Can you output, word for word, the lines between the one holding "Recreate this image" and the one holding "xticks = [0, 20, 40, 60, 80, 100, 120]", inclusive, leaving out any pictures?

Figure scripts
--------------------------------
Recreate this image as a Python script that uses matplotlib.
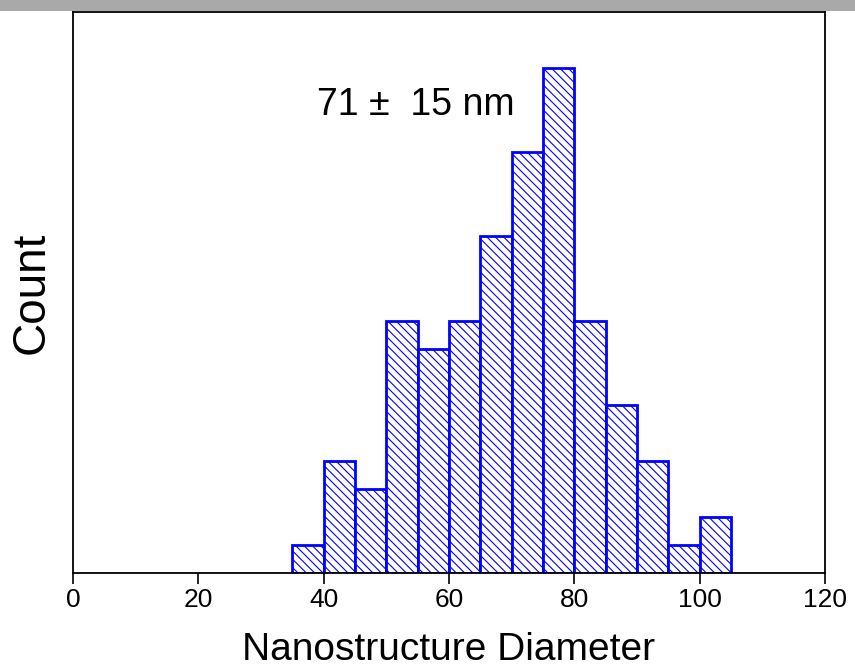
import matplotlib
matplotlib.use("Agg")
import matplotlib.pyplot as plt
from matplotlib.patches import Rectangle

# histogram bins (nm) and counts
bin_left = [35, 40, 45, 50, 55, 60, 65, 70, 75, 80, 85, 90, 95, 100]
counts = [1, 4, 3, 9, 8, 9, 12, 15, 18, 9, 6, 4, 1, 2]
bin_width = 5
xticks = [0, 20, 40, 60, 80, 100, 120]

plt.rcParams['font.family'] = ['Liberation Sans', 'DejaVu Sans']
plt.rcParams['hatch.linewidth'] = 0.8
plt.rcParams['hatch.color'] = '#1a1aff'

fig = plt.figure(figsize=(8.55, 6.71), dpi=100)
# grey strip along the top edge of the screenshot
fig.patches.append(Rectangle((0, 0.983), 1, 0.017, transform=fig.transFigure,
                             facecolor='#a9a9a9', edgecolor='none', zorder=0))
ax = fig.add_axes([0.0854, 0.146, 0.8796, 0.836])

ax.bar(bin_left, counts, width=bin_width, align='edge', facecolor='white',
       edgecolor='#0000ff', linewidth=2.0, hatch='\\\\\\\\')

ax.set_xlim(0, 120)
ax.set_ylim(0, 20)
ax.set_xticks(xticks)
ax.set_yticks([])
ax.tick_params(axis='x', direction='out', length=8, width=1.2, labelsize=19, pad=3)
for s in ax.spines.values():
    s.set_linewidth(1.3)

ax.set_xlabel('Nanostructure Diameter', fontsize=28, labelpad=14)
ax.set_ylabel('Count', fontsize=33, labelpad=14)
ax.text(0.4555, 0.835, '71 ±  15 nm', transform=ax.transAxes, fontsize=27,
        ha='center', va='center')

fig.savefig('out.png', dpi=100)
--------------------------------
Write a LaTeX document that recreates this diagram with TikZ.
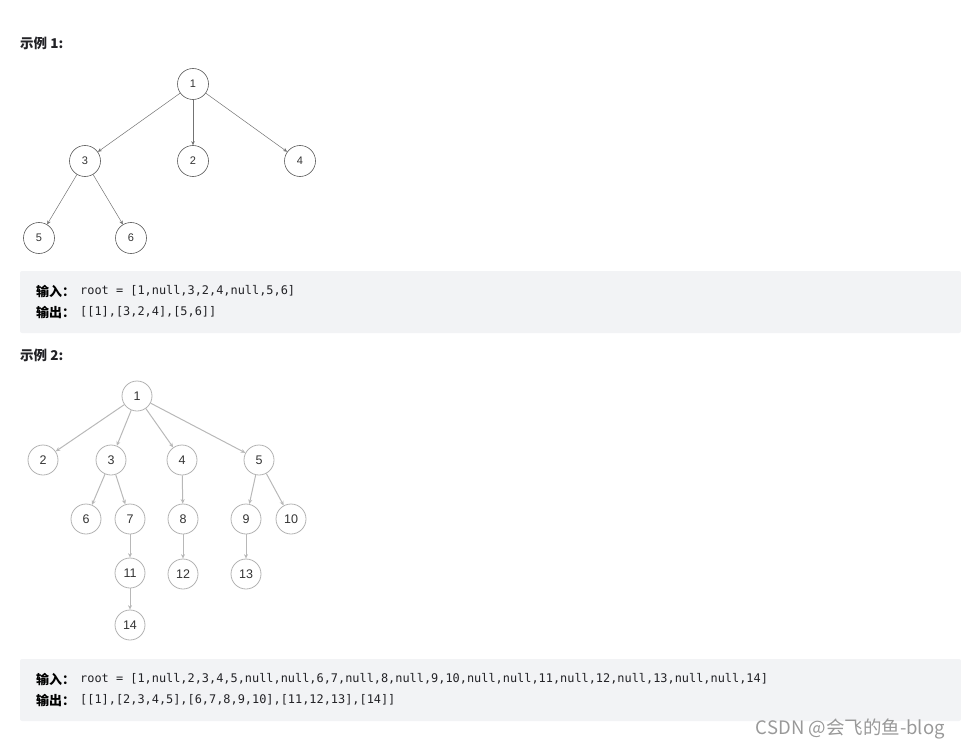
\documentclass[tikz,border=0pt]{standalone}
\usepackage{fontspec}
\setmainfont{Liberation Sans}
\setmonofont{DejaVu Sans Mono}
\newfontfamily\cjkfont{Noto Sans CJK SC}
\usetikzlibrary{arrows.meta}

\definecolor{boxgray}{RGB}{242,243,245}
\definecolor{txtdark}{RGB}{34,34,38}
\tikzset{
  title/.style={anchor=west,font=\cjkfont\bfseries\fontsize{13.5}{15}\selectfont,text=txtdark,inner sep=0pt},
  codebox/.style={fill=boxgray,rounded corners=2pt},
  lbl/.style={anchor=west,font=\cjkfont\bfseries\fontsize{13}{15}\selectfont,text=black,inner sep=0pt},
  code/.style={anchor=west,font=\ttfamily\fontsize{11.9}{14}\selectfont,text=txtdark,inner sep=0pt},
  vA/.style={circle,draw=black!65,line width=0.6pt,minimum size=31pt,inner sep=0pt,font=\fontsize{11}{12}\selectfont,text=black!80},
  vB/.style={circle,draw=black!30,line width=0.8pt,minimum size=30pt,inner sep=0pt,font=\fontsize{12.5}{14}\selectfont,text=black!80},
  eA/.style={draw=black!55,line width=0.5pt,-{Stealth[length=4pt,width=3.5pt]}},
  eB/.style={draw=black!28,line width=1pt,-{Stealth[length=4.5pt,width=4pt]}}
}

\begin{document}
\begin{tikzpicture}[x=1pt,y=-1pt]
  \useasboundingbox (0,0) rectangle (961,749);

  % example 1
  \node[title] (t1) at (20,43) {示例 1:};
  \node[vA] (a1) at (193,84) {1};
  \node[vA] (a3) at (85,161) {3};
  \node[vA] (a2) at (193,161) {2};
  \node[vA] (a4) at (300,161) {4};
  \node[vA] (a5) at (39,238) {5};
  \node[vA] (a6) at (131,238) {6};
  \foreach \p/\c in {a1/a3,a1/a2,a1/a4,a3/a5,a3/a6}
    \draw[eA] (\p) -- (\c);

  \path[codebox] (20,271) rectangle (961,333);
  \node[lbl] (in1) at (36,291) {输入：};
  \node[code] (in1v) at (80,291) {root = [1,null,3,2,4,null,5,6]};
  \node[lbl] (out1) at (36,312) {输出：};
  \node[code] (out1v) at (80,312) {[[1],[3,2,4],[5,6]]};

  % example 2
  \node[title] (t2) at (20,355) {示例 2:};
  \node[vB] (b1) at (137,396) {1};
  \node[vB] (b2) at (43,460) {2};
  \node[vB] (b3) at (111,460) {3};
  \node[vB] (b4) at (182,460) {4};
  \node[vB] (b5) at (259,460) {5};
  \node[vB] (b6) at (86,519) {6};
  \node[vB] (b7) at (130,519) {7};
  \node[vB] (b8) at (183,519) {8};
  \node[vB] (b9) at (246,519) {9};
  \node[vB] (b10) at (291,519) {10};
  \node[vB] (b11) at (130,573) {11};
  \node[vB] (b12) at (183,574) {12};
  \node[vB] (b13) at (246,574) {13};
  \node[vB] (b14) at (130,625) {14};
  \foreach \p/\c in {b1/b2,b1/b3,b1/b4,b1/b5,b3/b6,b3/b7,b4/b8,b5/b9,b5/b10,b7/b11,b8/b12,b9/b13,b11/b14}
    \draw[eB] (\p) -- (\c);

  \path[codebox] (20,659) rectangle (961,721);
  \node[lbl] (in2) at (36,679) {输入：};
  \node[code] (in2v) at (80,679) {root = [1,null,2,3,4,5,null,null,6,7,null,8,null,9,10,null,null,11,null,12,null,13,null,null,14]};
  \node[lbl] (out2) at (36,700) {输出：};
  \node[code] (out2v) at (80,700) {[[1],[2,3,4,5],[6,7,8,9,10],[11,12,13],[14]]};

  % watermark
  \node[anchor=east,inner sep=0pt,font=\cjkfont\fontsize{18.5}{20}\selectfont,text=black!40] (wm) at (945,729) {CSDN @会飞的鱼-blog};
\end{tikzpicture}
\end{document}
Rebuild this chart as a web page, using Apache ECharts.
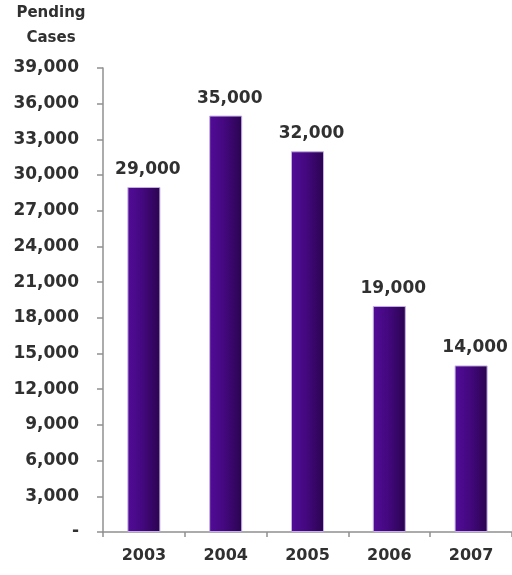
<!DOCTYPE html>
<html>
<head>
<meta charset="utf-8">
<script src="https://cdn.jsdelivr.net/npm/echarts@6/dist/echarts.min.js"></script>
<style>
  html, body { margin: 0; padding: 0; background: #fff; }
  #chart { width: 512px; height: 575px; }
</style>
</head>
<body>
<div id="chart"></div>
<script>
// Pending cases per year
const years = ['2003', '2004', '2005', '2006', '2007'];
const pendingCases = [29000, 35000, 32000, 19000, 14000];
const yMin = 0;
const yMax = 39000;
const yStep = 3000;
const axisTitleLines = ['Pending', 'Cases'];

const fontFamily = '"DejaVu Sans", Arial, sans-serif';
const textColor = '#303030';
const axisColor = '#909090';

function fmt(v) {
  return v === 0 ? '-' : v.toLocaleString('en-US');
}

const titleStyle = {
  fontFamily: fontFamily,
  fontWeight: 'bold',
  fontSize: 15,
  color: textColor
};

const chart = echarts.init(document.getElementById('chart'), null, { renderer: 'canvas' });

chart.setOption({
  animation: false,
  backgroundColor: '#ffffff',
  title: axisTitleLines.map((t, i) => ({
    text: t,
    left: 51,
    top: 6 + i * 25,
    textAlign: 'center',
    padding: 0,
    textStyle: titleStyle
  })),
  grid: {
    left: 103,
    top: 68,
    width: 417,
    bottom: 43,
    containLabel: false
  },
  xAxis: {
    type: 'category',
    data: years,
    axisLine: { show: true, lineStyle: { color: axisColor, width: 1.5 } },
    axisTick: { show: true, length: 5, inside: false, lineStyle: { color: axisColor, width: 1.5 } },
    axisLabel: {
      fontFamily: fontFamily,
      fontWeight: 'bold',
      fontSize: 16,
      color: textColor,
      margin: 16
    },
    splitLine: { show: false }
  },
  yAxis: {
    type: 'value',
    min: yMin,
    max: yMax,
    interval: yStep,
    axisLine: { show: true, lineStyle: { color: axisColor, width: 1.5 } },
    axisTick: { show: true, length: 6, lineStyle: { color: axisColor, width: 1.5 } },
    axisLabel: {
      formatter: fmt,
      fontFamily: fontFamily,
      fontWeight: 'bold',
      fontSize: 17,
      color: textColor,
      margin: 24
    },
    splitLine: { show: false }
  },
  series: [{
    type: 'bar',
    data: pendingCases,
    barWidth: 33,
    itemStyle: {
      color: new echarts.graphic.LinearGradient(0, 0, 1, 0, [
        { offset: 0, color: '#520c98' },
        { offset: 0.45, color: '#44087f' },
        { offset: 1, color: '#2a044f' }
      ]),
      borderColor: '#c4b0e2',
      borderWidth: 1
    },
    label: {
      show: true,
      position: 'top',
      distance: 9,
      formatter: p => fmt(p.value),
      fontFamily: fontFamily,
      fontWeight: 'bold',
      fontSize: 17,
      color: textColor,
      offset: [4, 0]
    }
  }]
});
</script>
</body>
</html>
--------------------------------
### RESPONSE BELOW
Recreate this image as a Python script that uses matplotlib.
import matplotlib
matplotlib.use("Agg")
import matplotlib.pyplot as plt
from matplotlib.patches import Rectangle

# histogram bins (nm) and counts
bin_left = [35, 40, 45, 50, 55, 60, 65, 70, 75, 80, 85, 90, 95, 100]
counts = [1, 4, 3, 9, 8, 9, 12, 15, 18, 9, 6, 4, 1, 2]
bin_width = 5
xticks = [0, 20, 40, 60, 80, 100, 120]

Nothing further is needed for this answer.